Plan for aging, light, and cleaning before you buy
Linen usually looks best when you accept a controlled amount of imperfection: light creasing, a softer hand, and a relaxed surface. Long-term value usually comes from manageability, not from chasing the highest spec sheet.
- Rotate cushions weekly for the first month, then monthly.
- Limit direct sun on high-exposure arms and backs by thinking through where the sofa sits before you commit.
- For spills, blot instead of scrubbing, use as little moisture as possible, and avoid the kind of over-wetting that can leave water rings or residue.
Action summary
- Buy tight-weave, upholstery-grade linen or a practical linen blend.
- Use abrasion testing as one filter, not the whole decision.
- Match the fabric to supportive cushions, a stable frame, and realistic room measurements.
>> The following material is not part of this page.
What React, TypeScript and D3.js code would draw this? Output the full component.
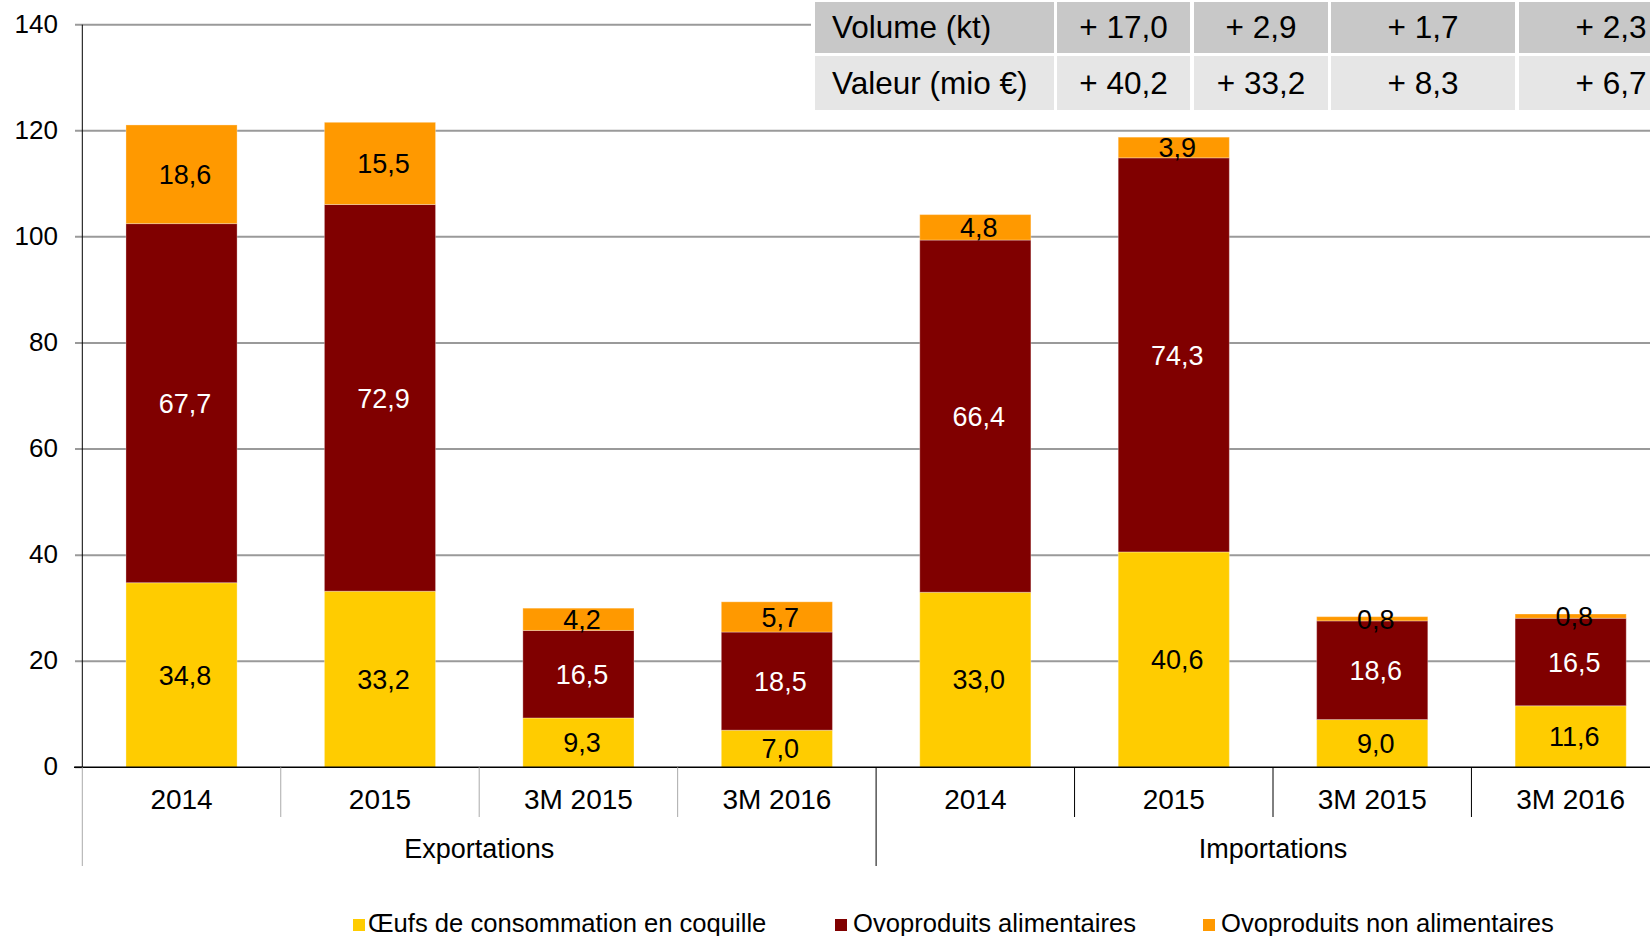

- If low-effort upkeep is the priority, compare washable sofas, easy-to-clean sofas, and stain-resistant options before checkout.
Related buying topics people check before choosing linen

Linen sofa vs. cotton sofa
Cotton often feels softer on day one, while linen usually feels cooler and a little crisper. If visible creasing bothers you, our cotton sofa guide is a useful comparison point because cotton or a linen-cotton blend is usually easier to live with.
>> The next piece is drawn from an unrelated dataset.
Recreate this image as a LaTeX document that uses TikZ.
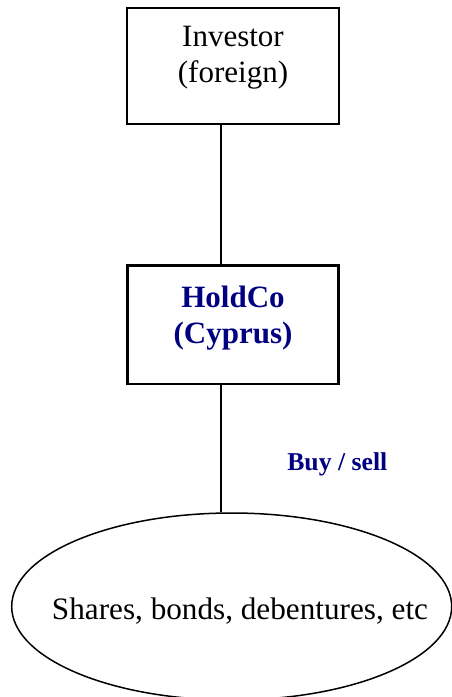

Linen sofa vs. performance fabric
Performance fabric usually wins on stain resistance and easier cleanup. Linen wins on texture, airflow, and a more relaxed look, but only if you are comfortable comparing it against performance fabric and broader performance-fabric picks.
What makes a linen sofa more realistic for pets?
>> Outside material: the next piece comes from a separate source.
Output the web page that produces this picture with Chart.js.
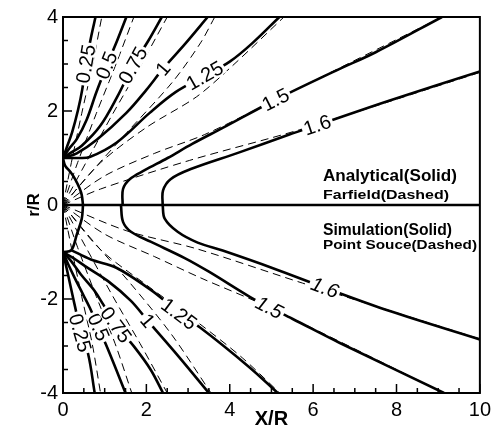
<!DOCTYPE html>
<html>
<head>
<meta charset="utf-8">
<script src="https://cdn.jsdelivr.net/npm/chart.js@4.4.1/dist/chart.umd.min.js"></script>
<style>
  html, body { margin: 0; padding: 0; background: #fff; }
  #wrap { width: 496px; height: 436px; }
</style>
</head>
<body>
<div id="wrap"><canvas id="chart"></canvas></div>
<script>
// contour levels (same for both halves)
const levels = ['0.25', '0.5', '0.75', '1', '1.25', '1.5', '1.6'];

// analytical solution, solid, r/R > 0  ([x, r] pairs)
const analytic025 = [[0, 1], [0.1, 1.25], [0.22, 1.55], [0.36, 2.02], [0.46, 2.45], [0.55, 3.0], [0.68, 3.6], [0.78, 4]];
const analytic05 = [[0, 1], [0.15, 1.2], [0.33, 1.4], [0.57, 1.82], [0.8, 2.4], [1.05, 2.97], [1.3, 3.5], [1.52, 4]];
const analytic075 = [[0, 1], [0.2, 1.12], [0.45, 1.26], [0.89, 1.68], [1.3, 2.3], [1.68, 2.97], [2.05, 3.5], [2.37, 4]];
const analytic1 = [[0, 1], [0.33, 1.1], [0.81, 1.39], [1.52, 1.96], [2.0, 2.45], [2.4, 2.9], [2.95, 3.45], [3.47, 4]];
const analytic125 = [[0, 1], [0.35, 1.0], [0.64, 1.02], [1.29, 1.33], [2.08, 1.96], [2.7, 2.4], [3.4, 2.75], [4.0, 3.05], [4.55, 3.45], [5.19, 4]];
const analytic15 = [[1.43, 0], [1.44, 0.34], [1.6, 0.55], [1.96, 0.74], [2.51, 1.0], [3.1, 1.3], [3.83, 1.64], [5.1, 2.24], [6.55, 2.86], [7.5, 3.25], [9.09, 4]];
const analytic16 = [[2.39, 0], [2.4, 0.31], [2.58, 0.55], [3.05, 0.76], [4.23, 1.12], [5.43, 1.5], [6.1, 1.7], [7.82, 2.22], [10, 2.84]];
const analyticArc = [[0, 1], [0.05, 0.84], [0.18, 0.7], [0.29, 0.55], [0.4, 0.35], [0.45, 0.21], [0.48, 0]];

// far-field approximation, dashed, r/R > 0
const farfield025 = [[0, 0], [0.2, 0.9], [0.45, 1.95], [0.7, 2.95], [0.93, 4]];
const farfield05 = [[0, 0], [0.35, 0.9], [0.8, 1.95], [1.25, 2.95], [1.7, 4]];
const farfield075 = [[0, 0], [0.55, 0.9], [1.2, 1.95], [1.85, 2.95], [2.5, 4]];
const farfield1 = [[0, 0], [0.8, 0.82], [1.53, 1.54], [2.63, 2.62], [3.3, 3.45], [3.64, 4]];
const farfield125 = [[0, 0], [0.9, 0.9], [2.0, 1.65], [3.2, 2.3], [4.05, 2.95], [5.3, 4]];
const farfield15 = [[0, 0], [1.0, 0.62], [2.2, 1.1], [3.4, 1.5], [5.1, 2.24], [9.09, 4]];
const farfield16 = [[0, 0], [0.9, 0.34], [3.04, 0.95], [5.67, 1.6], [10, 2.82]];

// simulation, solid, r/R < 0
const sim025 = [[0, -1], [0.05, -1.2], [0.12, -1.48], [0.24, -1.97], [0.31, -2.25], [0.41, -2.72], [0.6, -3.16], [0.76, -4]];
const sim05 = [[0, -1], [0.12, -1.25], [0.28, -1.55], [0.48, -1.9], [0.64, -2.18], [0.85, -2.6], [1.12, -3.16], [1.5, -4]];
const sim075 = [[0, -1], [0.2, -1.2], [0.43, -1.48], [0.76, -1.83], [0.96, -2.11], [1.27, -2.55], [1.72, -3.03], [2.1, -3.5], [2.4, -4]];
const sim1 = [[0, -1], [0.25, -1.13], [0.53, -1.3], [1.08, -1.62], [1.63, -2.04], [2.03, -2.46], [2.75, -3.2], [3.5, -4]];
const sim125 = [[0.2, -0.96], [0.67, -1.16], [1.29, -1.34], [2.08, -1.79], [2.44, -2.04], [2.78, -2.32], [3.28, -2.6], [4.47, -3.45], [5.15, -4]];
const sim15 = [[1.39, 0], [1.44, -0.36], [1.63, -0.57], [2.1, -0.78], [2.92, -1.13], [3.5, -1.42], [4.47, -1.95], [4.95, -2.18], [5.5, -2.42], [6.63, -2.93], [9.14, -4]];
const sim16 = [[2.39, 0], [2.44, -0.29], [2.75, -0.57], [3.23, -0.8], [3.83, -0.97], [5.02, -1.34], [6.28, -1.76], [7.82, -2.25], [10, -2.86]];
const simArc = [[0.48, 0], [0.45, -0.29], [0.33, -0.63], [0.2, -0.96], [0, -1]];

// point-source model, dashed, r/R < 0
const source025 = [[0, 0], [0.2, -0.9], [0.45, -1.95], [0.7, -2.95], [0.9, -4]];
const source05 = [[0, 0], [0.35, -0.9], [0.8, -1.95], [1.25, -2.95], [1.65, -4]];
const source075 = [[0, 0], [0.55, -0.9], [1.2, -1.95], [1.85, -2.95], [2.5, -4]];
const source1 = [[0, 0], [0.8, -0.85], [1.6, -1.65], [2.6, -2.75], [3.55, -4]];
const source125 = [[0, 0], [0.9, -0.95], [2.0, -1.7], [3.28, -2.53], [4.3, -3.25], [5.2, -4]];
const source15 = [[0, 0], [1.0, -0.62], [2.2, -1.1], [3.3, -1.55], [4.95, -2.18], [9.14, -4]];
const source16 = [[0, 0], [1.53, -0.55], [3.2, -0.93], [5.74, -1.66], [10, -2.85]];

const symmetryAxis = [[0, 0], [10, 0]];

// where each level's value is written along its line
const upperLabelX = [0.55, 1.05, 1.68, 2.4, 3.4, 5.1, 6.1];
const upperLabelY = [3.0, 2.97, 2.97, 2.9, 2.75, 2.24, 1.7];
const lowerLabelX = [0.41, 0.85, 1.27, 2.03, 2.78, 4.95, 6.28];
const lowerLabelY = [-2.72, -2.6, -2.55, -2.46, -2.32, -2.18, -1.76];

const upperSolid = [analytic025, analytic05, analytic075, analytic1, analytic125, analytic15, analytic16];
const lowerSolid = [sim025, sim05, sim075, sim1, sim125, sim15, sim16];
const upperDashed = [farfield025, farfield05, farfield075, farfield1, farfield125, farfield15, farfield16];
const lowerDashed = [source025, source05, source075, source1, source125, source15, source16];

const FONT = "'Liberation Sans', Arial, Helvetica, sans-serif";

const toPoints = arr => arr.map(p => ({ x: p[0], y: p[1] }));

const dashed = arr => ({
  data: toPoints(arr), showLine: true, pointRadius: 0, borderColor: '#000',
  borderWidth: 1, borderDash: [8, 5], tension: 0.3, fill: false
});
const solid = arr => ({
  data: toPoints(arr), showLine: true, pointRadius: 0, borderColor: '#000',
  borderWidth: 2.6, tension: 0.35, fill: false
});

const datasets = [
  ...upperDashed.map(dashed),
  ...lowerDashed.map(dashed),
  ...upperSolid.map(solid),
  ...lowerSolid.map(solid),
  solid(analyticArc),
  solid(simArc),
  { ...solid(symmetryAxis), tension: 0 }
];

// angle of a contour (in pixels) near a given pixel position
function lineAngle(xs, ys, pts, px, py) {
  let best = 0, bestD = Infinity;
  pts.forEach((p, i) => {
    const d = Math.hypot(xs.getPixelForValue(p[0]) - px, ys.getPixelForValue(p[1]) - py);
    if (d < bestD) { bestD = d; best = i; }
  });
  const a = pts[Math.max(best - 1, 0)], b = pts[Math.min(best + 1, pts.length - 1)];
  let ang = Math.atan2(ys.getPixelForValue(b[1]) - ys.getPixelForValue(a[1]),
                       xs.getPixelForValue(b[0]) - xs.getPixelForValue(a[0]));
  if (ang > Math.PI / 2) ang -= Math.PI;
  if (ang < -Math.PI / 2) ang += Math.PI;
  return ang;
}

function drawLabel(ctx, text, x, y, ang, italic) {
  ctx.save();
  ctx.translate(x, y);
  ctx.rotate(ang);
  ctx.font = (italic ? 'italic ' : '') + '20px ' + FONT;
  const w = ctx.measureText(text).width;
  ctx.fillStyle = '#fff';
  ctx.fillRect(-w / 2 - 2, -7.5, w + 4, 15);
  ctx.fillStyle = '#000';
  ctx.textAlign = 'center';
  ctx.textBaseline = 'middle';
  ctx.fillText(text, 0, 1);
  ctx.restore();
}

// text squeezed/stretched to a given width
function drawFitted(ctx, text, x, y, size, width) {
  ctx.save();
  ctx.font = 'bold ' + size + 'px ' + FONT;
  const w = ctx.measureText(text).width;
  ctx.translate(x, y);
  ctx.scale(width / w, 1);
  ctx.fillStyle = '#000';
  ctx.textAlign = 'left';
  ctx.textBaseline = 'alphabetic';
  ctx.fillText(text, 0, 0);
  ctx.restore();
}

const decorations = {
  id: 'decorations',
  afterDatasetsDraw(chart) {
    const { ctx, chartArea: ca, scales: { x: xs, y: ys } } = chart;

    levels.forEach((lv, i) => {
      let px = xs.getPixelForValue(upperLabelX[i]), py = ys.getPixelForValue(upperLabelY[i]);
      drawLabel(ctx, lv, px, py, lineAngle(xs, ys, upperSolid[i], px, py), false);
      px = xs.getPixelForValue(lowerLabelX[i]); py = ys.getPixelForValue(lowerLabelY[i]);
      const ang = lineAngle(xs, ys, lowerSolid[i], px, py);
      drawLabel(ctx, lv, px, py, ang, ang < 0.5);
    });

    // frame
    ctx.save();
    ctx.strokeStyle = '#000';
    ctx.lineWidth = 2;
    ctx.strokeRect(ca.left, ca.top, ca.right - ca.left, ca.bottom - ca.top);

    // inward tick marks on bottom and left axes, minor every 0.5
    ctx.lineWidth = 1.5;
    ctx.beginPath();
    for (let v = 0; v <= 10.001; v += 0.5) {
      const p = xs.getPixelForValue(v);
      const len = (Math.abs(v % 2) < 1e-6) ? 9 : 5;
      ctx.moveTo(p, ca.bottom);
      ctx.lineTo(p, ca.bottom - len);
    }
    for (let v = -4; v <= 4.001; v += 0.5) {
      const p = ys.getPixelForValue(v);
      const len = (Math.abs(v % 2) < 1e-6) ? 9 : 5;
      ctx.moveTo(ca.left, p);
      ctx.lineTo(ca.left + len, p);
    }
    ctx.stroke();
    ctx.restore();

    // captions for the two halves
    const x0 = ca.left + 260;
    const y0 = ys.getPixelForValue(0);
    drawFitted(ctx, 'Analytical(Solid)', x0, y0 - 24, 16, 134);
    drawFitted(ctx, 'Farfield(Dashed)', x0, y0 - 6, 13.5, 126);
    drawFitted(ctx, 'Simulation(Solid)', x0, y0 + 30, 16, 129);
    drawFitted(ctx, 'Point Souce(Dashed)', x0, y0 + 44, 13.5, 154);
  }
};

new Chart(document.getElementById('chart'), {
  type: 'scatter',
  data: { datasets },
  options: {
    responsive: true,
    maintainAspectRatio: false,
    animation: false,
    layout: { padding: { top: 13, right: 15, left: 0, bottom: 0 } },
    plugins: { legend: { display: false }, tooltip: { enabled: false } },
    scales: {
      x: {
        type: 'linear', min: 0, max: 10,
        ticks: { stepSize: 2, color: '#000', padding: 5, font: { family: FONT, size: 20 } },
        grid: { display: false, drawTicks: false },
        border: { display: false },
        title: { display: true, text: 'X/R', color: '#000', padding: { top: 0, bottom: 5 },
                 font: { family: FONT, size: 20, weight: 'bold' } },
        afterFit: s => { s.height = 43; }
      },
      y: {
        type: 'linear', min: -4, max: 4,
        ticks: { stepSize: 2, color: '#000', padding: 5, font: { family: FONT, size: 20 } },
        grid: { display: false, drawTicks: false },
        border: { display: false },
        title: { display: true, text: 'r/R', color: '#000', padding: { top: 24, bottom: 0 },
                 font: { family: FONT, size: 17, weight: 'bold' } },
        afterFit: s => { s.width = 63; }
      }
    }
  },
  plugins: [decorations]
});
</script>
</body>
</html>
Look for tight weaves, tonal fabrics, and removable covers. Skip loose slubs and open weaves that are more likely to catch claws or show pulls quickly. For a broader shortlist, start with our guide to the best sofa fabric for pets and compare it with washable pet-friendly sofas.
Is a slipcovered linen sofa worth it?
Often, yes. Slipcovers make linen easier to live with because high-contact covers can be cleaned or replaced. The tradeoff is fit: looser covers look more casual, while tailored covers keep a cleaner silhouette, which is why many shoppers start with the best slipcovered sofas.
FAQs
Does 100% linen last on a daily-use sofa?
It can, but the result depends more on weave density, cushion support, and maintenance than on fiber content alone. The best way to judge it is to read the fabric build the same way you would in our fabric sofa guide.
Is linen good for hot climates?
Often yes. Linen’s quick moisture handling is part of why it tends to feel cooler and less stuffy than many heavier upholstery fabrics, which lines up with what we watch in our cooling tests.
How do I keep a linen sofa from looking baggy?
Choose supportive cushions, rotate and flip when the design allows, and avoid repeated over-wetting during cleaning. If the seat already looks tired, our guide on fixing a sagging couch helps you spot the likely cause.
Are linen blends lower quality?
Not necessarily. A good blend can improve wrinkle recovery and shape retention while keeping much of the linen look people want. That is why we usually treat blends as a construction choice, not a downgrade, in our linen-upholstery guide.
What is the safest color choice?
Mid-tones and textured weaves usually hide creases, minor marks, and uneven shading better than stark white or very dark solids. If you are stuck between swatches, our sofa color guide is the better place to start than a product photo.